File spoon-archives/bhaskar.archive/bhaskar_1999/bhaskar.9910, message 12


Date: Mon, 4 Oct 1999 11:34:47 -0400 (EDT)
From: Ruth Groff <rgroff-AT-yorku.ca>
Subject: Re: BHA: Critical Realism and Marx's Theory of Value


Hi all,

Unfortunately I have to go prepare to teach and can't read the last few
posts as closely as I should just now, but I wanted to say that I thought
that Nicky's (yes?) initial comment about the transcendental deduction from
experimentation poses a serious and interesting challenge to those of us who
want to "get around Kant," as my advisor puts it.  

I'm not convinced that the problem is solved via Han's corrections (and my
memory is that in relation to *social* science Bhaskar does pose the
question in just the way Nicky says: "What must the world be like in order
for it to be a possible object of knowledge for us?").  

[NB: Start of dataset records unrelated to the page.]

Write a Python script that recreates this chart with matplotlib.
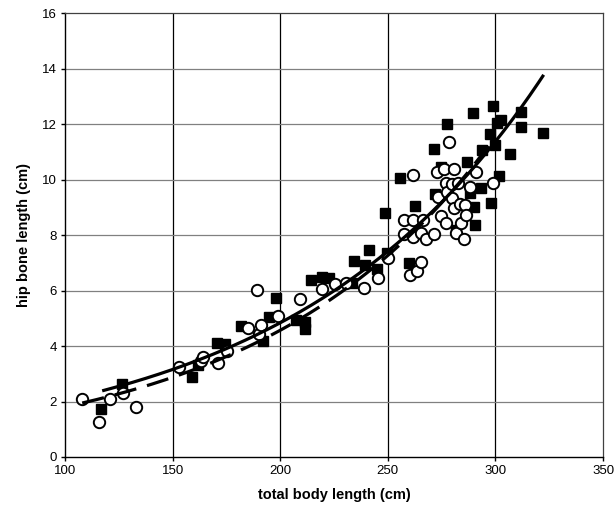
import numpy as np
import matplotlib
matplotlib.use("Agg")
import matplotlib.pyplot as plt

plt.rcParams['font.family'] = ['Liberation Sans', 'DejaVu Sans']

# filled squares
sq_x = [116.6, 126.7, 158.9, 162.0, 170.6, 174.5, 182.0, 191.9, 195.0, 198.1,
        207.4, 211.3, 211.4, 214.4, 219.5, 222.7, 233.5, 234.3, 239.3, 241.3,
        244.9, 248.5, 249.4, 255.5, 259.7, 262.6, 271.6, 271.9, 274.8, 277.6,
        281.7, 286.9, 288.0, 289.5, 290.0, 290.3, 293.4, 293.7, 297.6, 297.8,
        298.8, 299.6, 300.7, 301.6, 302.7, 306.6, 311.8, 311.8, 321.9]
sq_y = [1.73, 2.63, 2.87, 3.32, 4.10, 4.07, 4.72, 4.19, 5.06, 5.72,
        4.94, 4.63, 4.86, 6.38, 6.50, 6.44, 6.26, 7.07, 6.92, 7.48,
        6.76, 8.80, 7.34, 10.05, 7.01, 9.06, 11.12, 9.47, 10.46, 12.02,
        8.18, 10.64, 9.50, 12.41, 9.02, 8.36, 9.71, 11.06, 11.63, 9.14,
        12.65, 11.24, 12.05, 10.13, 12.14, 10.94, 12.44, 11.90, 11.69]

# open circles
ci_x = [107.9, 115.7, 120.8, 127.1, 133.0, 153.2, 163.1, 163.9, 171.0, 175.2,
        185.0, 190.0, 191.1, 189.2, 199.0, 209.0, 219.5, 225.5, 230.4, 239.0,
        245.2, 250.3, 257.3, 257.3, 260.4, 261.5, 261.5, 261.5, 263.4, 265.4,
        265.4, 266.4, 267.8, 271.6, 272.9, 273.5, 274.8, 276.0, 276.8, 277.1,
        277.6, 278.6, 279.7, 279.7, 280.6, 280.6, 281.7, 282.5, 283.6, 283.8,
        285.6, 286.0, 286.4, 288.0, 290.8, 298.8]
ci_y = [2.08, 1.25, 2.08, 2.32, 1.81, 3.23, 3.46, 3.59, 3.38, 3.82,
        4.66, 4.42, 4.76, 6.02, 5.08, 5.68, 6.04, 6.22, 6.28, 6.11,
        6.44, 7.16, 8.55, 8.04, 6.56, 8.55, 7.92, 10.17, 6.70, 7.04,
        8.06, 8.55, 7.86, 8.03, 10.26, 9.38, 8.70, 10.38, 8.42, 9.89,
        9.54, 11.36, 9.83, 9.35, 10.38, 8.96, 8.06, 9.86, 9.11, 8.44,
        7.86, 9.08, 8.72, 9.73, 10.28, 9.89]

# exponential trendlines y = a*exp(b*x)
solid_fit = (0.875, 0.00855)
solid_range = (118, 322)
dashed_fit = (0.714, 0.00928)
dashed_range = (108, 299)

x_ticks = [100, 150, 200, 250, 300, 350]
y_ticks = [0, 2, 4, 6, 8, 10, 12, 14, 16]

fig = plt.figure(figsize=(6.16, 5.11), dpi=100)
ax = fig.add_axes([0.1055, 0.1057, 0.8735, 0.8685])

ax.set_xlim(100, 350)
ax.set_ylim(0, 16)
ax.set_xticks(x_ticks)
ax.set_yticks(y_ticks)

# grid: black verticals, grey horizontals
for v in x_ticks[1:-1]:
    ax.axvline(v, color='black', lw=0.9, zorder=1)
for h in y_ticks[1:-1]:
    ax.axhline(h, color='#808080', lw=0.9, zorder=1)

ax.plot(sq_x, sq_y, 's', ms=7.5, color='black', mec='black', zorder=3)
ax.plot(ci_x, ci_y, 'o', ms=8.2, mfc='white', mec='black', mew=1.4, zorder=4)

xs = np.linspace(solid_range[0], solid_range[1], 200)
ax.plot(xs, solid_fit[0] * np.exp(solid_fit[1] * xs), color='black', lw=2.3, zorder=5)
xd = np.linspace(dashed_range[0], dashed_range[1], 200)
ax.plot(xd, dashed_fit[0] * np.exp(dashed_fit[1] * xd), color='black', lw=2.3,
        linestyle=(0, (7, 3.5)), zorder=5)

for side in ['top', 'right']:
    ax.spines[side].set_color('#404040')
    ax.spines[side].set_linewidth(0.9)
for side in ['left', 'bottom']:
    ax.spines[side].set_color('black')
    ax.spines[side].set_linewidth(1.0)

ax.tick_params(direction='out', length=3, width=1, labelsize=9.5, pad=3,
               top=False, right=False)
ax.set_xlabel('total body length (cm)', fontsize=10.5, fontweight='bold', labelpad=8)
ax.set_ylabel('hip bone length (cm)', fontsize=10.5, fontweight='bold', labelpad=8)

fig.savefig('out.png', dpi=100)
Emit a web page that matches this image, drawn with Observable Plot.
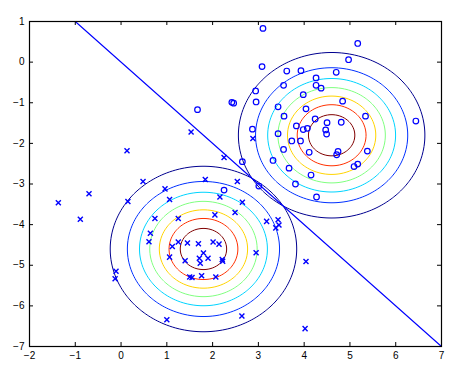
<!DOCTYPE html>
<html><head><meta charset="utf-8">
<script src="https://cdn.jsdelivr.net/npm/d3@7"></script>
<script src="https://cdn.jsdelivr.net/npm/@observablehq/plot@0.6"></script>
<style>body{margin:0;background:#fff}</style>
</head><body><div id="chart"></div>
<script>
// class 1 (circles)
const circleX = [3.10,5.17,4.97,3.08,3.62,3.93,4.70,4.26,3.55,4.26,4.37,2.94,3.98,2.95,4.84,3.43,4.04,3.56,5.34,4.24,4.50,4.81,6.44,3.83,4.07,3.98,4.47,4.49,2.87,3.43,3.73,3.92,3.55,4.11,4.74,4.71,5.38,3.32,2.65,5.17,5.09,3.67,4.15,3.81,4.27,3.01,2.25,1.67,2.42,2.46];
const circleY = [0.83,0.46,0.06,-0.11,-0.22,-0.21,-0.25,-0.39,-0.57,-0.57,-0.64,-0.71,-0.80,-0.98,-0.96,-1.10,-1.15,-1.33,-1.33,-1.40,-1.49,-1.48,-1.45,-1.57,-1.63,-1.66,-1.67,-1.77,-1.65,-1.76,-1.94,-1.94,-2.15,-2.22,-2.20,-2.28,-2.19,-2.42,-2.45,-2.51,-2.57,-2.61,-2.78,-3.00,-3.32,-3.05,-3.15,-1.17,-0.99,-1.01];
// class 0 (crosses)
const crossX = [0.13,1.53,2.25,2.88,0.48,1.84,2.54,0.96,-1.37,-0.70,-0.89,0.15,1.06,2.16,2.65,0.74,1.25,2.05,2.49,3.18,3.43,3.45,3.38,0.64,0.61,1.12,1.25,1.45,1.69,2.01,2.14,1.80,1.06,1.40,1.71,1.90,1.73,2.21,2.22,2.95,-0.11,-0.13,1.50,1.55,1.76,2.07,1.00,2.64,4.04,4.02];
const crossY = [-2.18,-1.72,-2.35,-1.88,-2.94,-2.89,-2.94,-3.12,-3.46,-3.24,-3.87,-3.43,-3.38,-3.32,-3.45,-3.85,-3.85,-3.76,-3.70,-3.92,-3.88,-4.01,-4.08,-4.21,-4.42,-4.54,-4.43,-4.45,-4.47,-4.43,-4.48,-4.70,-4.80,-4.89,-4.83,-4.83,-4.95,-4.86,-4.90,-4.69,-5.15,-5.33,-5.29,-5.30,-5.26,-5.29,-6.34,-6.25,-4.91,-6.56];
// Gaussian model (shared identity covariance)
const meanX = [1.8, 4.6];
const meanY = [-4.6, -1.8];
const sigma = 1;
const levels = [0.02, 0.04, 0.06, 0.08, 0.10, 0.12, 0.14];
// decision boundary
const boundaryX = [-1, 7];
const boundaryY = [1, -7];
const xTicks = [-2, -1, 0, 1, 2, 3, 4, 5, 6, 7];
const yTicks = [-7, -6, -5, -4, -3, -2, -1, 0, 1];

const jet = ["#00008f", "#0030ff", "#00d4ff", "#80ff80", "#ffd400", "#ff3000", "#800000"];

const W = 467, H = 376, mL = 29, mR = 26, mT = 21, mB = 30;
const frameW = W - mL - mR, frameH = H - mT - mB, tick = 4;

const circles = circleX.map((x, i) => ({x, y: circleY[i]}));
const crosses = crossX.map((x, i) => ({x, y: crossY[i]}));
const boundary = boundaryX.map((x, i) => ({x, y: boundaryY[i]}));
const gauss = (mx, my) => (x, y) =>
  Math.exp(-((x - mx) ** 2 + (y - my) ** 2) / (2 * sigma * sigma)) / (2 * Math.PI * sigma * sigma);

const contourMarks = meanX.map((mx, k) =>
  Plot.contour({
    x1: -2, x2: 7, y1: -7, y2: 1,
    value: gauss(mx, meanY[k]),
    thresholds: levels,
    stroke: "value",
    fill: "none",
    strokeWidth: 1,
    pixelSize: 1
  })
);

const chart = Plot.plot({
  width: W,
  height: H,
  marginLeft: mL,
  marginRight: mR,
  marginTop: mT,
  marginBottom: mB,
  x: {domain: [-2, 7], label: null},
  y: {domain: [-7, 1], label: null},
  color: {type: "ordinal", domain: levels, range: jet},
  style: {fontFamily: "'Liberation Sans', Arial, sans-serif", fontSize: "10px", color: "black", background: "white"},
  marks: [
    ...contourMarks,
    Plot.line(boundary, {x: "x", y: "y", stroke: "#0000ff", strokeWidth: 1.1}),
    Plot.dot(circles, {x: "x", y: "y", r: 2.8, stroke: "#0000ff", strokeWidth: 1.2, fill: "none"}),
    Plot.dot(crosses, {x: "x", y: "y", symbol: "times", r: 2.4, stroke: "#0000ff", strokeWidth: 1.4}),
    Plot.tickX(xTicks, {x: d => d, insetTop: frameH - tick, stroke: "black"}),
    Plot.tickX(xTicks, {x: d => d, insetBottom: frameH - tick, stroke: "black"}),
    Plot.tickY(yTicks, {y: d => d, insetRight: frameW - tick, stroke: "black"}),
    Plot.tickY(yTicks, {y: d => d, insetLeft: frameW - tick, stroke: "black"}),
    Plot.frame({stroke: "black", strokeWidth: 1.2}),
    Plot.axisX(xTicks, {anchor: "bottom", tickSize: 0, tickPadding: 5, label: null}),
    Plot.axisY(yTicks, {anchor: "left", tickSize: 0, tickPadding: 5, label: null})
  ]
});
document.getElementById("chart").appendChild(chart);
</script>
</body></html>
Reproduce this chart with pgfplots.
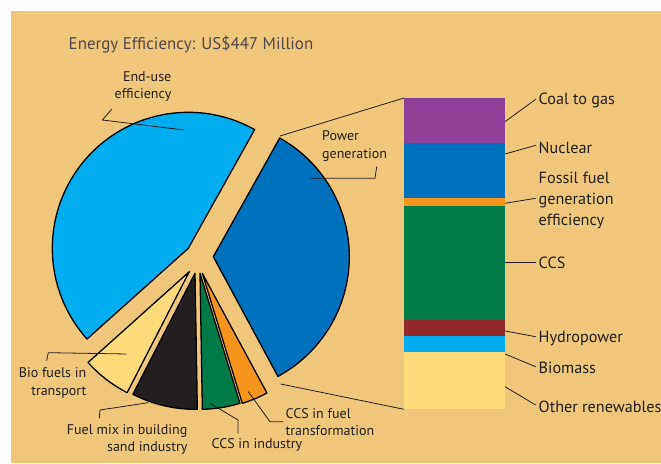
\documentclass[border=0pt]{standalone}
\usepackage{pgfplots}
\usepackage{pgfplotstable}
\pgfplotsset{compat=1.18}
\usepackage{fontspec}
\setmainfont{PT Sans}
\definecolor{bg}{HTML}{F0C77A}
\definecolor{cEnd}{HTML}{00AEEF}
\definecolor{cPow}{HTML}{0071BC}
\definecolor{cBio}{HTML}{FFDA7B}
\definecolor{cMix}{HTML}{231F20}
\definecolor{cGreen}{HTML}{007A47}
\definecolor{cOrange}{HTML}{F7941D}
\definecolor{cPurple}{HTML}{8E3F97}
\definecolor{cRed}{HTML}{93282A}
\definecolor{txt}{HTML}{231F20}
\definecolor{ttl}{HTML}{4F4A4A}

\pgfplotstableread{
name value
EndUse 200
BioFuels 26
FuelMix 35
CCSind 20
CCSfuel 14
Power 152
}\pietable

\newcommand\pieslice[6]{% start, end, cx, cy, color, radius
  \edef\tmp{\noexpand\addplot[fill=#5, draw=black, line width=1.3pt, line join=round,
    domain=#1:#2, samples=90, variable=\noexpand\t]
    ({#3+#6*cos(\noexpand\t)},{#4+#6*sin(\noexpand\t)}) -- (axis cs:#3,#4) -- cycle;}\tmp}

\begin{document}
\begin{tikzpicture}
\path[use as bounding box] (0,0) rectangle (661pt,463pt);
\fill[white] (0,0) rectangle (661pt,463pt);
\fill[bg] (11pt,0) rectangle (661pt,452pt);

% angles from the values
\pgfplotstablegetelem{0}{value}\of\pietable\let\vA\pgfplotsretval
\pgfplotstablegetelem{1}{value}\of\pietable\let\vB\pgfplotsretval
\pgfplotstablegetelem{2}{value}\of\pietable\let\vC\pgfplotsretval
\pgfplotstablegetelem{3}{value}\of\pietable\let\vD\pgfplotsretval
\pgfplotstablegetelem{4}{value}\of\pietable\let\vE\pgfplotsretval
\pgfplotstablegetelem{5}{value}\of\pietable\let\vF\pgfplotsretval
\pgfmathsetmacro\tot{\vA+\vB+\vC+\vD+\vE+\vF}
\pgfmathsetmacro\aO{60.8}
\pgfmathsetmacro\aA{\aO+\vA/\tot*360}
\pgfmathsetmacro\aB{\aA+\vB/\tot*360}
\pgfmathsetmacro\aC{\aB+\vC/\tot*360}
\pgfmathsetmacro\aD{\aC+\vD/\tot*360}
\pgfmathsetmacro\aE{\aD+\vE/\tot*360}
\pgfmathsetmacro\aF{\aE+\vF/\tot*360}

\begin{axis}[x=1pt, y=1pt, xmin=0, xmax=661, ymin=0, ymax=463,
  hide axis, clip=false, at={(0,0)}, anchor=origin]
\pieslice{\aO}{\aA}{188.3}{214.7}{cEnd}{136}
\pieslice{\aA}{\aB}{189.3}{191.3}{cBio}{136}
\pieslice{\aB}{\aC}{195}{189.7}{cMix}{136}
\pieslice{\aC}{\aD}{200}{189.7}{cGreen}{136}
\pieslice{\aD}{\aE}{202.3}{189.7}{cOrange}{136}
\pieslice{\aE}{\aF}{213.3}{206.3}{cPow}{136}

\begin{scope}[txt, line width=0.8pt]
% connectors pie -> bar
\draw (axis cs:280,327) -- (axis cs:404,365);
\draw (axis cs:280.7,79) -- (axis cs:404,53.7);
% pie leaders
\draw (axis cs:111.7,353.7) -- (axis cs:102.3,343) -- (axis cs:184,333);
\draw (axis cs:376.7,296.3) -- (axis cs:375,284.7) -- (axis cs:310.7,284.7);
\draw (axis cs:46.7,102.3) -- (axis cs:48.3,110.3) -- (axis cs:126.7,109);
\draw (axis cs:99.3,44.7) -- (axis cs:100,53) -- (axis cs:148.3,60.3);
\draw (axis cs:238,29.7) -- (axis cs:238,43) -- (axis cs:210,59.7);
\draw (axis cs:248.3,71.3) -- (axis cs:270,41.3) -- (axis cs:283.3,41.3);
% bar leaders
\draw (axis cs:505,341.3) -- (axis cs:535.7,363.7);
\draw (axis cs:505,309) -- (axis cs:535.7,317.7);
\draw (axis cs:505,259.7) -- (axis cs:535.7,264.7);
\draw (axis cs:505,200.3) -- (axis cs:535.7,200.3);
\draw (axis cs:505,132) -- (axis cs:535.7,126.3);
\draw (axis cs:505,109) -- (axis cs:535.7,96.3);
\draw (axis cs:505,76.3) -- (axis cs:535.7,58);
\end{scope}

\node[anchor=west, text=ttl, inner sep=0pt, font=\fontsize{16.9}{19}\selectfont] at (axis cs:68.5,418) {Energy Efficiency: US\$447 Million};

\begin{scope}[every node/.style={text=txt, inner sep=0pt, font=\fontsize{14}{17.5}\selectfont}]
\node[anchor=east, align=right] at (axis cs:171.5,376.5) {End-use\\efficiency};
\node[anchor=west, align=left] at (axis cs:322,317.1) {Power\\generation};
\node[anchor=east, align=right] at (axis cs:86.5,80) {Bio fuels in\\transport};
\node[anchor=east, align=right] at (axis cs:187.5,23.5) {Fuel mix in building\\sand industry};
\node[anchor=west] at (axis cs:211.5,18) {CCS in industry};
\node[anchor=west, align=left] at (axis cs:285.5,41) {CCS in fuel\\transformation};
\end{scope}
\begin{scope}[every node/.style={text=txt, inner sep=0pt, font=\fontsize{16.2}{21.2}\selectfont}]
\node[anchor=west] at (axis cs:538.5,363) {Coal to gas};
\node[anchor=west] at (axis cs:538.5,315.3) {Nuclear};
\node[anchor=west, align=left] at (axis cs:538.5,262.4) {Fossil fuel\\generation\\efficiency};
\node[anchor=west] at (axis cs:538.5,200.3) {CCS};
\node[anchor=west] at (axis cs:538.5,124.7) {Hydropower};
\node[anchor=west] at (axis cs:538.5,95.3) {Biomass};
\node[anchor=west] at (axis cs:538.5,56.3) {Other renewables};
\end{scope}
\end{axis}

\begin{axis}[at={(404pt,53.7pt)}, anchor=south west, x=101pt, y=2.048pt,
  xmin=-0.5, xmax=0.5, ymin=0, ymax=152, hide axis, clip=false,
  ybar stacked, bar width=101pt]
\addplot[fill=cBio, draw=none] coordinates {(0,28)};   % Other renewables
\addplot[fill=cEnd, draw=none] coordinates {(0,8)};    % Biomass
\addplot[fill=cRed, draw=none] coordinates {(0,7.5)};  % Hydropower
\addplot[fill=cGreen, draw=none] coordinates {(0,56)}; % CCS
\addplot[fill=cOrange, draw=none] coordinates {(0,3.5)}; % Fossil fuel generation efficiency
\addplot[fill=cPow, draw=none] coordinates {(0,27)};   % Nuclear
\addplot[fill=cPurple, draw=none] coordinates {(0,22)}; % Coal to gas
\end{axis}
\end{tikzpicture}
\end{document}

I thought that Nicky's formulation of the issue was interesting.  The way
that I've always thought about it is that even the RTS version is based on
an assumption, rather than an argument, that scientific knowledge is indeed
knowledge.  (That it *is* knowledge is not an unarguable claim, but strictly
speaking the presention in RTS is a dogmatic one.)  So you get "Given that
we do have knowledge (or, more precisely, "Given that we believe that we
must engage in experimentation in order to produce what we take to be
knowledge...), what must the world be like?"  

It is indeed a transcendental deduction from practice, but it is one that
presupposes a particular understanding *of* the practice - viz., that it
does indeed yield something that we want to call knowledge.  I think RB's
argument works fine within a philosophy of science.  Whether it works as
metaphysics, though, is not so obvious.